Don Sharpe, one of several Newarkers who were instrumental in the creation of White Clay Creek State Park decades ago, said more than 2,000 people signed a petition calling for the property to be preserved.

“They are sick and tired of all the development and they want more open space,” Sharpe said. “They’re tired of people looking at Newark and all they see is a pot of gold.”

He encouraged the Handloffs to sell the entire property to the state so it can be preserved for generations to come.

“This would be forever, but once this is gone, it’s gone,” Sharpe said.

Nancy Bailey said there is no reason for a wooded area to be “invaded by developers.”

“It’s disturbing a wild space and all the good things that come from wild spaces,” Bailey said.

Peter Saenger, who lives adjacent to the property, called the proposal an “ecologically destructive annexation” and reminded council that many younger residents are keenly aware of the effects of climate change and deforestation.

“Tonight’s vote is an opportunity to demonstrate to young constituents and the rest of us that you get it,” Saenger said.

Amani Thurman continued that theme.

“Is tonight the night we set a standard, that we draw a line, that we set a precedent for a future that we want to design?” Thurman asked.

Mary Clare Matsumoto said she doesn’t see how the annexation would benefit the rest of the city.

“The developer is the only one benefiting from the annexation,” Matsumoto said. “The losers will be the current and future residents of the city of Newark.”

Julia van der Veur channeled Dr.
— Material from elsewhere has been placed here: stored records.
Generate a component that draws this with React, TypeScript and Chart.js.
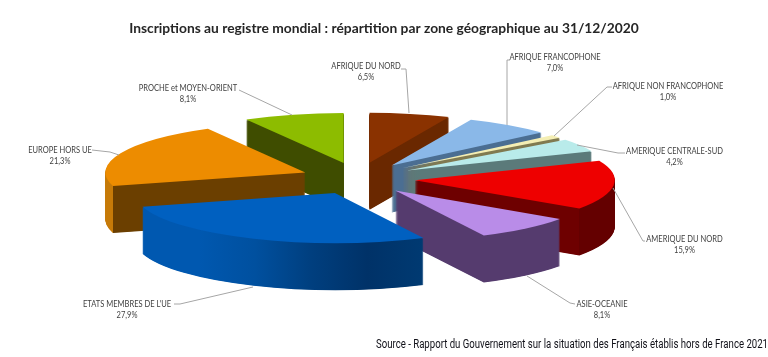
import React, { useEffect, useRef } from "react";
import { Chart, registerables } from "chart.js";

Chart.register(...registerables);

const categories = [
  "AFRIQUE DU NORD",
  "AFRIQUE FRANCOPHONE",
  "AFRIQUE NON FRANCOPHONE",
  "AMERIQUE CENTRALE-SUD",
  "AMERIQUE DU NORD",
  "ASIE-OCEANIE",
  "ETATS MEMBRES DE L'UE",
  "EUROPE HORS UE",
  "PROCHE et MOYEN-ORIENT",
];
const shares = [6.5, 7.0, 1.0, 4.2, 15.9, 8.1, 27.9, 21.3, 8.1];
const titleText = "Inscriptions au registre mondial : répartition par zone géographique au 31/12/2020";
const sourceText = "Source - Rapport du Gouvernement sur la situation des Français établis hors de France 2021";

const topColors = ["#8A3200", "#8AB8E8", "#F4EEB4", "#B9EBEA", "#EE0000", "#B98CE8", "#0060C0", "#ED8C00", "#8DBC00"];
const wallColors = ["#6A2800", "#4B6E92", "#807A50", "#5B7A7A", "#6E0000", "#553B6E", "#003E80", "#6B3F00", "#3F4D00"];
const rimColors = ["#6A2800", "#4B6E92", "#807A50", "#5B7A7A", "#640000", "#553B6E", "#003E80", "#C67A08", "#3F4D00"];
const blueRimStops = ["#0058B0", "#0058B0", "#00509F", "#003F7F", "#003268", "#003A72"];
const drawOrder = [8, 0, 1, 2, 3, 4, 5, 7, 6];
const euIndex = 6;

const PIE_X = 358;
const PIE_Y = 178.5;
const RADIUS = 200;
const EXPLODE = 57;
const SQUASH = 0.25;
const EXPLODE_SQUASH = 0.28;
const DEPTH = 47;
const LABEL_SQUEEZE = 0.885;

// text centre x, first-line y, leader polyline
const labelLayout: { x: number; y: number; line: number[][] }[] = [
  { x: 366, y: 66, line: [[401, 69], [406, 69], [409, 113]] },
  { x: 555, y: 57, line: [[510, 60], [507, 60], [507, 125]] },
  { x: 668, y: 86, line: [[612, 87], [607, 87], [554, 136]] },
  { x: 674.5, y: 151, line: [[625, 153], [618, 153], [577, 145]] },
  { x: 684.5, y: 239, line: [[613, 188], [643, 241], [645, 241]] },
  { x: 602, y: 304, line: [[527, 276], [570, 303], [575, 304]] },
  { x: 127, y: 304, line: [[253, 287], [180, 304], [174, 304]] },
  { x: 60, y: 150, line: [[92, 150], [110, 152], [119, 155]] },
  { x: 188, y: 88, line: [[239, 90], [292, 115]] },
];

const pie3d = {
  id: "pie3d",
  beforeDatasetsDraw(chart: any) {
    const ctx = chart.ctx;
    const meta = chart.getDatasetMeta(0);
    for (const i of drawOrder) {
      const el = meta.data[i];
      const base = el.options;
      const mid = (el.startAngle + el.endAngle) / 2;
      if (i === euIndex) {
        const left = RADIUS * Math.cos(el.endAngle);
        const right = RADIUS * Math.cos(el.startAngle);
        const g2 = ctx.createLinearGradient(el.x + left, 0, el.x + right, 0);
        blueRimStops.forEach((c, k) => g2.addColorStop(k / (blueRimStops.length - 1), c));
        drawSide(ctx, el, base, mid, g2);
      } else {
        const grad = ctx.createLinearGradient(el.x - RADIUS, 0, el.x + RADIUS, 0);
        const corner = Math.sin(el.startAngle) > Math.sin(el.endAngle) ? el.startAngle : el.endAngle;
        const cx = Math.cos(corner);
        const t = (cx + 1) / 2;
        const leftCol = cx < 0 ? rimColors[i] : wallColors[i];
        const rightCol = cx < 0 ? wallColors[i] : rimColors[i];
        grad.addColorStop(0, leftCol);
        grad.addColorStop(t, leftCol);
        grad.addColorStop(t, rightCol);
        grad.addColorStop(1, rightCol);
        drawSide(ctx, el, base, mid, grad);
      }
      drawFace(ctx, el, base, mid, topColors[i], 0);
      el.options = base;
    }
    return false;
  },
  afterDraw(chart: any) {
    const ctx = chart.ctx;
    ctx.save();
    ctx.strokeStyle = "#a6a6a6";
    ctx.lineWidth = 1;
    labelLayout.forEach((l) => {
      ctx.beginPath();
      l.line.forEach(([x, y], k) => (k ? ctx.lineTo(x, y) : ctx.moveTo(x, y)));
      ctx.stroke();
    });
    ctx.fillStyle = "#404040";
    ctx.font = "8.5px Lato";
    ctx.textAlign = "center";
    ctx.textBaseline = "middle";
    labelLayout.forEach((l, i) => {
      ctx.save();
      ctx.translate(l.x, l.y);
      ctx.scale(LABEL_SQUEEZE, 1);
      ctx.fillText(categories[i], 0, 0);
      ctx.fillText(shares[i].toFixed(1).replace(".", ",") + "%", 0, 11.5);
      ctx.restore();
    });
    // condensed source line
    ctx.fillStyle = "#101018";
    ctx.font = "12px Roboto";
    ctx.textAlign = "left";
    const w = ctx.measureText(sourceText).width;
    ctx.translate(376, 345);
    ctx.scale(392 / w, 1);
    ctx.fillText(sourceText, 0, 0);
    ctx.restore();
  },
};

function drawFace(ctx: any, el: any, base: any, mid: number, fill: any, lift: number) {
  ctx.save();
  ctx.translate(
    PIE_X + Math.cos(mid) * EXPLODE,
    PIE_Y + Math.sin(mid) * EXPLODE * EXPLODE_SQUASH + lift
  );
  ctx.scale(1, SQUASH);
  ctx.translate(-el.x, -el.y);
  el.options = { ...base, backgroundColor: fill, borderWidth: 0, offset: 0 };
  el.draw(ctx);
  ctx.restore();
}

function drawSide(ctx: any, el: any, base: any, mid: number, fill: any) {
  for (let d = DEPTH; d >= 1; d -= 0.5) drawFace(ctx, el, base, mid, fill, d);
}

export default function App() {
  const ref = useRef<HTMLCanvasElement | null>(null);
  useEffect(() => {
    const chart = new Chart(ref.current as HTMLCanvasElement, {
      type: "pie",
      data: {
        labels: categories,
        datasets: [{ data: shares, backgroundColor: topColors, borderWidth: 0, hoverOffset: 0 }],
      },
      options: {
        responsive: false,
        animation: false,
        radius: RADIUS,
        rotation: 0,
        events: [],
        plugins: {
          legend: { display: false },
          tooltip: { enabled: false },
          title: {
            display: true,
            text: titleText,
            color: "#262626",
            font: { family: "Lato", size: 13.8, weight: "bold", lineHeight: 1.2 },
            padding: { top: 20, bottom: 0 },
          },
        },
      } as any,
      plugins: [pie3d],
    });
    return () => chart.destroy();
  }, []);
  return (
    <div style={{ position: "absolute", left: 0, top: 0, width: 768, height: 357, background: "#fff" }}>
      <canvas ref={ref} width={768} height={357} style={{ display: "block" }} />
    </div>
  );
}
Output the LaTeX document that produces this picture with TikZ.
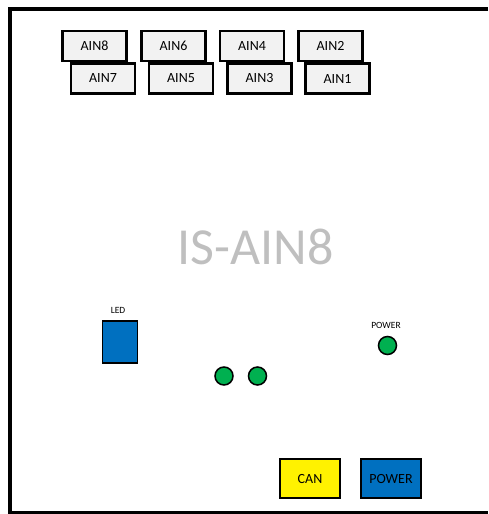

Seuss.

“Remember the Lorax,” van der Veur said. “I speak for the trees.”

Elizabeth Chartrand said the proposal upset her.

“I see those beautiful trees and I cannot for the life of me understand why 215 trees would be destroyed for 18 houses,” Chartrand said.

The only person who spoke in favor of the project Monday night was Jim Tunis, who lives on an adjacent parcel and has an agreement with the developer to connect to the city’s sewer system via the property.

“I have no need to block their being able to make money from the land that has lay fallow there for as many years as it has,” Tunis said, adding, “I love trees also and I will miss them probably more than anyone else who’s not right next to there.”

The developer agreed that the homeowners’ association would be responsible for maintaining infrastructure like streets and underground pipes, unlike in most areas of Newark, where the infrastructure is maintained by the city. However, council worried that it would ultimately become Newark’s responsibility anyway.

“If their homeowners’ association were unable to cover expensive repairs, our city would have to shoulder the financial burden. I did not feel that a financial risk of that nature was prudent –especially on a relatively small source of new revenue,” Councilman James Horning Jr. explained later.

As it became evident that council would deny the annexation, Stabler asked council to table the project and allow the developer to revise the plan. Council declined to do so and voted unanimously to reject the proposal.

Stabler said the Handloffs will still seek to develop the land under the county’s jurisdiction.

“The property is owned by a private family in a series of trusts,” she said. “They’ve determined they need to do something with it. So it’s not a question of develop or not develop. Something will happen.”

She added that while the county requires less density, it does not have the same provisions requiring tree mitigation. She also warned that the council’s decision sends the wrong message to other landowners.

“You’re sending a message to the marketplace. If you’ve got land and you’ve got big trees, before you come in to have anything done, you’d better get rid of them,” she said. “People that have been passive, that have held on to property for a long time should not be penalized for not developing it and should not be penalized for trying to do something responsible with it.”